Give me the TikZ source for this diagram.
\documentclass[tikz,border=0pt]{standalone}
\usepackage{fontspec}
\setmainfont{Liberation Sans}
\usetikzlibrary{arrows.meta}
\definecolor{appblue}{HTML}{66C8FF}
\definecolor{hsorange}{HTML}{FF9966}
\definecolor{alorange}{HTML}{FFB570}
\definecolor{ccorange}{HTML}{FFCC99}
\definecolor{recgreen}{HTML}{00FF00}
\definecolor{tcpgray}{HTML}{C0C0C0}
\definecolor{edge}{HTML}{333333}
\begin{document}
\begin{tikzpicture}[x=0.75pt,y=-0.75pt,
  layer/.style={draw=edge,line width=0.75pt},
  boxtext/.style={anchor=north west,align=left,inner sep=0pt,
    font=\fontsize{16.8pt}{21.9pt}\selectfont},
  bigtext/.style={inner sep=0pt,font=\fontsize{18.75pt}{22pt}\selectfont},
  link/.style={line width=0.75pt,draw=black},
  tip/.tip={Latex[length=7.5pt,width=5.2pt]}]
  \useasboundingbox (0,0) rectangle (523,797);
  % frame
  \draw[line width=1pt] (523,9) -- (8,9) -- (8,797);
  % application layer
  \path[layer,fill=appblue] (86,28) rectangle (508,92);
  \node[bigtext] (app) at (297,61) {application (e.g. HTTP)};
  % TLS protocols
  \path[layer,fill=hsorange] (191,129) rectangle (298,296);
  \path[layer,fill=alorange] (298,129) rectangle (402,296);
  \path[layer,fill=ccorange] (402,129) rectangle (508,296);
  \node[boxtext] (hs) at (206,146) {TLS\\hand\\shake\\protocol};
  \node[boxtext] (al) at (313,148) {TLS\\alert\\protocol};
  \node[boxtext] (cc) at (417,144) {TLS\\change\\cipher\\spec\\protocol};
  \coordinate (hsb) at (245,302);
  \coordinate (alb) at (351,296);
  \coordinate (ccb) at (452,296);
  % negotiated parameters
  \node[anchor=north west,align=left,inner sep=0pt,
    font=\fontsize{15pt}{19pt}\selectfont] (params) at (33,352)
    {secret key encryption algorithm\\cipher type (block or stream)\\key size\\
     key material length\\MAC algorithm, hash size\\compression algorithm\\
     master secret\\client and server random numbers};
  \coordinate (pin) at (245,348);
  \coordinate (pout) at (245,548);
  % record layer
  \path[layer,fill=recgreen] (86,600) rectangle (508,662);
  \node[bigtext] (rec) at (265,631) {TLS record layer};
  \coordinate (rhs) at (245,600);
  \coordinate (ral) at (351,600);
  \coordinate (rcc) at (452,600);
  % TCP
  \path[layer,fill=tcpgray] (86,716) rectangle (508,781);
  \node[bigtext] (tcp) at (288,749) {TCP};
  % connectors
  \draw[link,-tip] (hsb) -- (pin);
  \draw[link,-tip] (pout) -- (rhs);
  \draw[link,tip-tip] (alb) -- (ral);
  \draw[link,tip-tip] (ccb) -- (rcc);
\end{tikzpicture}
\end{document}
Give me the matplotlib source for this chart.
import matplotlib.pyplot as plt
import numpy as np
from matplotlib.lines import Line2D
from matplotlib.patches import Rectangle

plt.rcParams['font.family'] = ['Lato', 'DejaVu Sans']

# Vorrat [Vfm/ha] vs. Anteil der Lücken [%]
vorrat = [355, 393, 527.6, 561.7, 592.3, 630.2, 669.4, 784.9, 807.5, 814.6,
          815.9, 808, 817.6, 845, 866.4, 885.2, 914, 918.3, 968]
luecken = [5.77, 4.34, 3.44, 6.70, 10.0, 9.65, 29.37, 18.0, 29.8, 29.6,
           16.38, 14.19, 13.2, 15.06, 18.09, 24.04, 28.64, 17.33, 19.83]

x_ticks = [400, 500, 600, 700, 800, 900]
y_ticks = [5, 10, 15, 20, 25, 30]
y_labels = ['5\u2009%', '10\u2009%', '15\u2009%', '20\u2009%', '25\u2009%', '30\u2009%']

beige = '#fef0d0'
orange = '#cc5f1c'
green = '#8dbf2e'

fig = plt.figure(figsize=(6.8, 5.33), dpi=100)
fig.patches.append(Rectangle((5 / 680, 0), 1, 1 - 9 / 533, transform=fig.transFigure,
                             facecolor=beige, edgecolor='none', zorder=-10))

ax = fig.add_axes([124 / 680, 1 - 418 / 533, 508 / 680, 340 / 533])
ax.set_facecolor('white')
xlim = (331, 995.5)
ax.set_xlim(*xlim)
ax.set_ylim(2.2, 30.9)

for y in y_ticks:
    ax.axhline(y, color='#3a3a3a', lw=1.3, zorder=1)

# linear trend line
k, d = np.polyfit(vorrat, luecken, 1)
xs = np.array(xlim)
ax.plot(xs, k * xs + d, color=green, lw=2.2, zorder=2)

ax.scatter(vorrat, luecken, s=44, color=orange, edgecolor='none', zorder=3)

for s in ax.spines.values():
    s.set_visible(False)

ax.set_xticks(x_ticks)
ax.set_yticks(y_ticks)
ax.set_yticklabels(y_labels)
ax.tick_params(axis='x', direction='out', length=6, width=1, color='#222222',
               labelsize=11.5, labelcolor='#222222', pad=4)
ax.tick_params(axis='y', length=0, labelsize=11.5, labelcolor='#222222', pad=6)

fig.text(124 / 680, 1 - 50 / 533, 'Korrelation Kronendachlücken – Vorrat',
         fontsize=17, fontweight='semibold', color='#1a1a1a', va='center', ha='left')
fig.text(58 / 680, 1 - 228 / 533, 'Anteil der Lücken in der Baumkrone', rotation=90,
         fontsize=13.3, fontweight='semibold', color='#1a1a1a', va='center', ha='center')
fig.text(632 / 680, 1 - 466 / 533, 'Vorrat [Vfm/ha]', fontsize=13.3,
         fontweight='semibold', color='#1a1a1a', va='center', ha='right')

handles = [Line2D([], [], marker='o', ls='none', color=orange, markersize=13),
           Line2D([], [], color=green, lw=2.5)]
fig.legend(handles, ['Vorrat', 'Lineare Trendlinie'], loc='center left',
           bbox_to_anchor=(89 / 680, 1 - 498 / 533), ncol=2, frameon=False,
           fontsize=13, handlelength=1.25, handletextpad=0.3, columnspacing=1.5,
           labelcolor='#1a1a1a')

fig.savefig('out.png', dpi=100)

• **PROBLEM**
Please output the entries above, every line exactly as it reads.

• **FINISHED EXERCISE**
Give me the TikZ source for this diagram.
\documentclass[tikz,border=0pt]{standalone}
\usepackage{fontspec}
\setmainfont{Liberation Sans}
\usetikzlibrary{arrows.meta}
\definecolor{appblue}{HTML}{66C8FF}
\definecolor{hsorange}{HTML}{FF9966}
\definecolor{alorange}{HTML}{FFB570}
\definecolor{ccorange}{HTML}{FFCC99}
\definecolor{recgreen}{HTML}{00FF00}
\definecolor{tcpgray}{HTML}{C0C0C0}
\definecolor{edge}{HTML}{333333}
\begin{document}
\begin{tikzpicture}[x=0.75pt,y=-0.75pt,
  layer/.style={draw=edge,line width=0.75pt},
  boxtext/.style={anchor=north west,align=left,inner sep=0pt,
    font=\fontsize{16.8pt}{21.9pt}\selectfont},
  bigtext/.style={inner sep=0pt,font=\fontsize{18.75pt}{22pt}\selectfont},
  link/.style={line width=0.75pt,draw=black},
  tip/.tip={Latex[length=7.5pt,width=5.2pt]}]
  \useasboundingbox (0,0) rectangle (523,797);
  % frame
  \draw[line width=1pt] (523,9) -- (8,9) -- (8,797);
  % application layer
  \path[layer,fill=appblue] (86,28) rectangle (508,92);
  \node[bigtext] (app) at (297,61) {application (e.g. HTTP)};
  % TLS protocols
  \path[layer,fill=hsorange] (191,129) rectangle (298,296);
  \path[layer,fill=alorange] (298,129) rectangle (402,296);
  \path[layer,fill=ccorange] (402,129) rectangle (508,296);
  \node[boxtext] (hs) at (206,146) {TLS\\hand\\shake\\protocol};
  \node[boxtext] (al) at (313,148) {TLS\\alert\\protocol};
  \node[boxtext] (cc) at (417,144) {TLS\\change\\cipher\\spec\\protocol};
  \coordinate (hsb) at (245,302);
  \coordinate (alb) at (351,296);
  \coordinate (ccb) at (452,296);
  % negotiated parameters
  \node[anchor=north west,align=left,inner sep=0pt,
    font=\fontsize{15pt}{19pt}\selectfont] (params) at (33,352)
    {secret key encryption algorithm\\cipher type (block or stream)\\key size\\
     key material length\\MAC algorithm, hash size\\compression algorithm\\
     master secret\\client and server random numbers};
  \coordinate (pin) at (245,348);
  \coordinate (pout) at (245,548);
  % record layer
  \path[layer,fill=recgreen] (86,600) rectangle (508,662);
  \node[bigtext] (rec) at (265,631) {TLS record layer};
  \coordinate (rhs) at (245,600);
  \coordinate (ral) at (351,600);
  \coordinate (rcc) at (452,600);
  % TCP
  \path[layer,fill=tcpgray] (86,716) rectangle (508,781);
  \node[bigtext] (tcp) at (288,749) {TCP};
  % connectors
  \draw[link,-tip] (hsb) -- (pin);
  \draw[link,-tip] (pout) -- (rhs);
  \draw[link,tip-tip] (alb) -- (ral);
  \draw[link,tip-tip] (ccb) -- (rcc);
\end{tikzpicture}
\end{document}
Give me the matplotlib source for this chart.
import matplotlib.pyplot as plt
import numpy as np
from matplotlib.lines import Line2D
from matplotlib.patches import Rectangle

plt.rcParams['font.family'] = ['Lato', 'DejaVu Sans']

# Vorrat [Vfm/ha] vs. Anteil der Lücken [%]
vorrat = [355, 393, 527.6, 561.7, 592.3, 630.2, 669.4, 784.9, 807.5, 814.6,
          815.9, 808, 817.6, 845, 866.4, 885.2, 914, 918.3, 968]
luecken = [5.77, 4.34, 3.44, 6.70, 10.0, 9.65, 29.37, 18.0, 29.8, 29.6,
           16.38, 14.19, 13.2, 15.06, 18.09, 24.04, 28.64, 17.33, 19.83]

x_ticks = [400, 500, 600, 700, 800, 900]
y_ticks = [5, 10, 15, 20, 25, 30]
y_labels = ['5\u2009%', '10\u2009%', '15\u2009%', '20\u2009%', '25\u2009%', '30\u2009%']

beige = '#fef0d0'
orange = '#cc5f1c'
green = '#8dbf2e'

fig = plt.figure(figsize=(6.8, 5.33), dpi=100)
fig.patches.append(Rectangle((5 / 680, 0), 1, 1 - 9 / 533, transform=fig.transFigure,
                             facecolor=beige, edgecolor='none', zorder=-10))

ax = fig.add_axes([124 / 680, 1 - 418 / 533, 508 / 680, 340 / 533])
ax.set_facecolor('white')
xlim = (331, 995.5)
ax.set_xlim(*xlim)
ax.set_ylim(2.2, 30.9)

for y in y_ticks:
    ax.axhline(y, color='#3a3a3a', lw=1.3, zorder=1)

# linear trend line
k, d = np.polyfit(vorrat, luecken, 1)
xs = np.array(xlim)
ax.plot(xs, k * xs + d, color=green, lw=2.2, zorder=2)

ax.scatter(vorrat, luecken, s=44, color=orange, edgecolor='none', zorder=3)

for s in ax.spines.values():
    s.set_visible(False)

ax.set_xticks(x_ticks)
ax.set_yticks(y_ticks)
ax.set_yticklabels(y_labels)
ax.tick_params(axis='x', direction='out', length=6, width=1, color='#222222',
               labelsize=11.5, labelcolor='#222222', pad=4)
ax.tick_params(axis='y', length=0, labelsize=11.5, labelcolor='#222222', pad=6)

fig.text(124 / 680, 1 - 50 / 533, 'Korrelation Kronendachlücken – Vorrat',
         fontsize=17, fontweight='semibold', color='#1a1a1a', va='center', ha='left')
fig.text(58 / 680, 1 - 228 / 533, 'Anteil der Lücken in der Baumkrone', rotation=90,
         fontsize=13.3, fontweight='semibold', color='#1a1a1a', va='center', ha='center')
fig.text(632 / 680, 1 - 466 / 533, 'Vorrat [Vfm/ha]', fontsize=13.3,
         fontweight='semibold', color='#1a1a1a', va='center', ha='right')

handles = [Line2D([], [], marker='o', ls='none', color=orange, markersize=13),
           Line2D([], [], color=green, lw=2.5)]
fig.legend(handles, ['Vorrat', 'Lineare Trendlinie'], loc='center left',
           bbox_to_anchor=(89 / 680, 1 - 498 / 533), ncol=2, frameon=False,
           fontsize=13, handlelength=1.25, handletextpad=0.3, columnspacing=1.5,
           labelcolor='#1a1a1a')

fig.savefig('out.png', dpi=100)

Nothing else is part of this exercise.